As-Sunnah
dalam istilah mempunyai beberapa makna (lihat : Mawaqif Ibnu
Taimiyah Minal Asy'ariyah I : 3804 oleh Syaikh Abdur-Rahman Al-Mahmud dan Mafhum
Ahlis Sunnah Wal Jama'ah Inda Ahlis Sunnah Wal Jama'ah oleh Syaikh Nasyir Al-Aql).
Dalam tulisan ringkas ini tidak hendak dibahas makna-makna itu. Tetapi hendak
menjelaskan istilah "As-Sunnah" atau "Ahlus Sunnah" menurut
petunjuk yang sesuai dengan i'tiqad Al-Imam Ibnu Rajab rahimahullah mengatakan :
"..... Dari Abu Sufyan Ats-Tsauri ia berkata :
"Berbuat
baiklah terhadap ahlus-sunnah karena mereka itu ghuraba"

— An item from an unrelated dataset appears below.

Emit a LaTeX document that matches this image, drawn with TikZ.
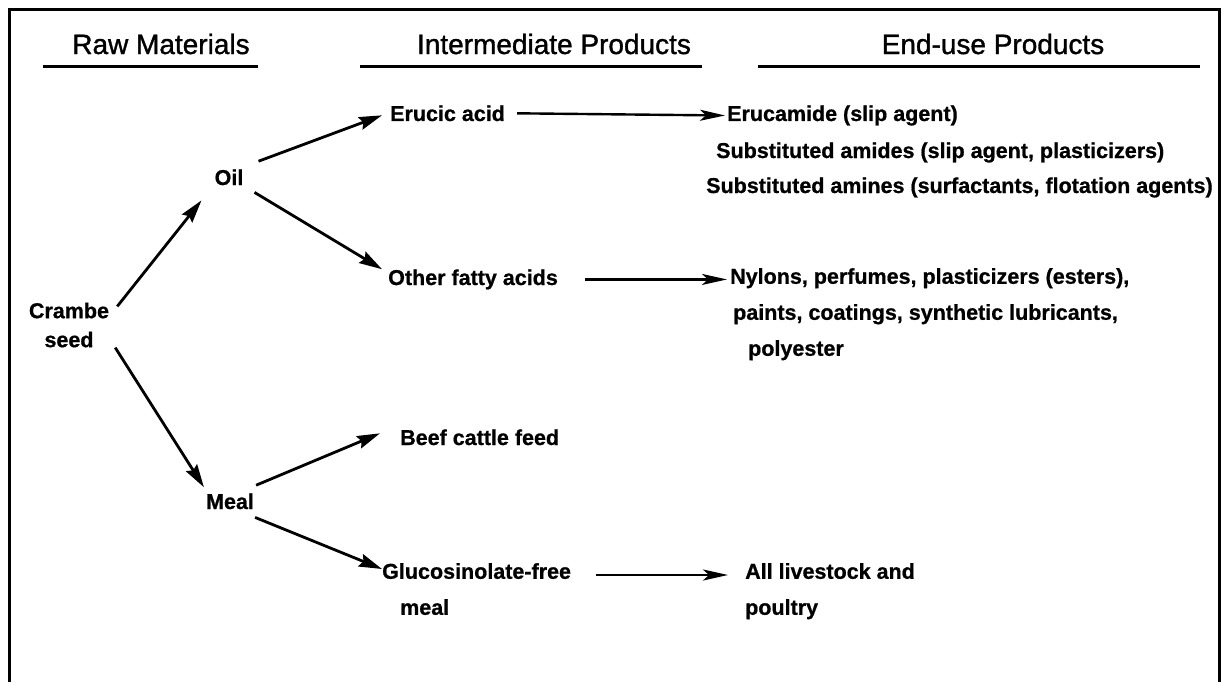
\documentclass[tikz,border=0pt]{standalone}
\usepackage{fontspec}
\setmainfont{Liberation Sans}
\newfontfamily\hdrfont{Liberation Sans}[FakeBold=1.2]
\newfontfamily\lblfont{Liberation Sans Bold}[FakeBold=0.8]
\usetikzlibrary{arrows.meta}
\begin{document}
\begin{tikzpicture}[x=1pt,y=-1pt,
  lbl/.style={font=\lblfont\fontsize{21.5}{36}\selectfont, inner sep=0pt},
  hdr/.style={font=\hdrfont\fontsize{28}{32}\selectfont, inner sep=0pt},
  arr/.style={line width=2.8pt, -{Stealth[length=23pt,width=13pt,inset=3pt]}},
  harr/.style={line width=2.4pt, -{Stealth[length=25pt,width=11pt,inset=6pt]}},
  rule/.style={line width=3pt}]
\useasboundingbox (0,0) rectangle (1230,682);
\draw[rule] (9,682) -- (9,10) -- (1219,10) -- (1219,682);
% headers
\node[hdr] (h1) at (161,44) {Raw Materials};
\node[hdr] (h2) at (554,44) {Intermediate Products};
\node[hdr] (h3) at (993,44) {End-use Products};
\draw[rule] (43,67) -- (258,67);
\draw[rule] (360,67) -- (702,67);
\draw[rule] (758,67) -- (1200,67);
% raw
\node[lbl, align=center, font=\lblfont\fontsize{21.5}{29}\selectfont] (crambe) at (69,325) {Crambe\\seed};
\node[lbl, anchor=base] (oil) at (229,185) {Oil};
\node[lbl, anchor=base] (meal) at (230,509) {Meal};
% intermediate
\node[lbl, anchor=base west] (erucic) at (390,121) {Erucic acid};
\node[lbl, anchor=base west] (other) at (388,285) {Other fatty acids};
\node[lbl, anchor=base west] (beef) at (400,445) {Beef cattle feed};
\node[lbl, anchor=north west, align=left] (gluco) at (382,563) {Glucosinolate-free\\\hspace*{18pt}meal};
% end use
\node[lbl, anchor=base west] (erucamide) at (727,121) {Erucamide (slip agent)};
\node[lbl, anchor=base west] (amides) at (716,158) {Substituted amides (slip agent, plasticizers)};
\node[lbl, anchor=base west] (amines) at (706,193) {Substituted amines (surfactants, flotation agents)};
\node[lbl, anchor=north west, align=left] (nylons) at (730,268) {Nylons, perfumes, plasticizers (esters),\\\hspace*{3pt}paints, coatings, synthetic lubricants,\\\hspace*{18pt}polyester};
\node[lbl, anchor=north west, align=left] (livestock) at (745,563) {All livestock and\\poultry};
% connectors
\draw[arr] ([shift={(8,4)}]crambe.north east) -- ([shift={(-13,15)}]oil.south west);
\draw[arr] ([shift={(6,0)}]crambe.south east) -- ([shift={(-2,-6)}]meal.north west);
\draw[arr] ([shift={(15,-8)}]oil.north east) -- ([shift={(-8,2)}]erucic.west);
\draw[arr] ([shift={(11,7)}]oil.south east) -- ([shift={(-6,0)}]other.north west);
\draw[arr] ([shift={(2,-8)}]meal.north east) -- ([shift={(-20,-4)}]beef.west);
\draw[arr] ([shift={(1,8)}]meal.south east) -- ([shift={(0,6)}]gluco.north west);
\draw[harr] ([xshift=12pt]erucic.east) -- ([xshift=-2pt]erucamide.west);
\draw[harr] ([xshift=27pt]other.east) -- ([xshift=-3pt]nylons.west |- other.east);
\draw[harr] ([shift={(25,12)}]gluco.north east) -- ([shift={(-17,12)}]livestock.north west);
\end{tikzpicture}
\end{document}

(Diriwayatkan oleh Al-Lalika'i dalam "Syarhus-Sunnah" No. 49)
Adapun yang dimaksud "As-Sunnah" menurut para Imam yaitu : "Thariqah
(jalan hidup) Nabi shallallahu 'alaihi wa sallam dimana beliau shallallahu 'alaihi
wa sallam dan para shahabat berada di atasnya. Yang selamat dari syubhat dan
syahwat", oleh karena itu Al-Fudhail bin Iyadh mengatakan :
"Ahlus Sunnah itu
orang yang mengetahui apa yang masuk ke dalam perutnya dari (makanan) yang halal".(
lihat : Al-Lalika'i Syarhus Sunnah No. 51 dan Abu Nu'aim dalam Al-Hilyah
8:1034).
Oleh karena itu tanpa memakan yang haram termasuk salah satu perkara sunnah yang
besar yang pernah dilakukan oleh Nabi shallallahu 'alaihi wa sallam dan para
shahabat radhiyallahu 'anhum. Kemudian dalam pemahaman kebanyakan Ulama
Muta'akhirin dari kalangan Ahli Hadits dan lainnya. As-Sunnah itu ungkapan
tentang apa yang selamat dari syubhat-syubhat dalam i'tiqad khususnya dalam
masalah-masalah iman kepada Allah, para Malaikat-Nya, Kitab-kitab-Nya, para
Rasul-Nya, Hari Akhir, begitu juga dalam masalah-masalah Qadar dan
Fadhailush-Shahabah (keutamaan shahabat).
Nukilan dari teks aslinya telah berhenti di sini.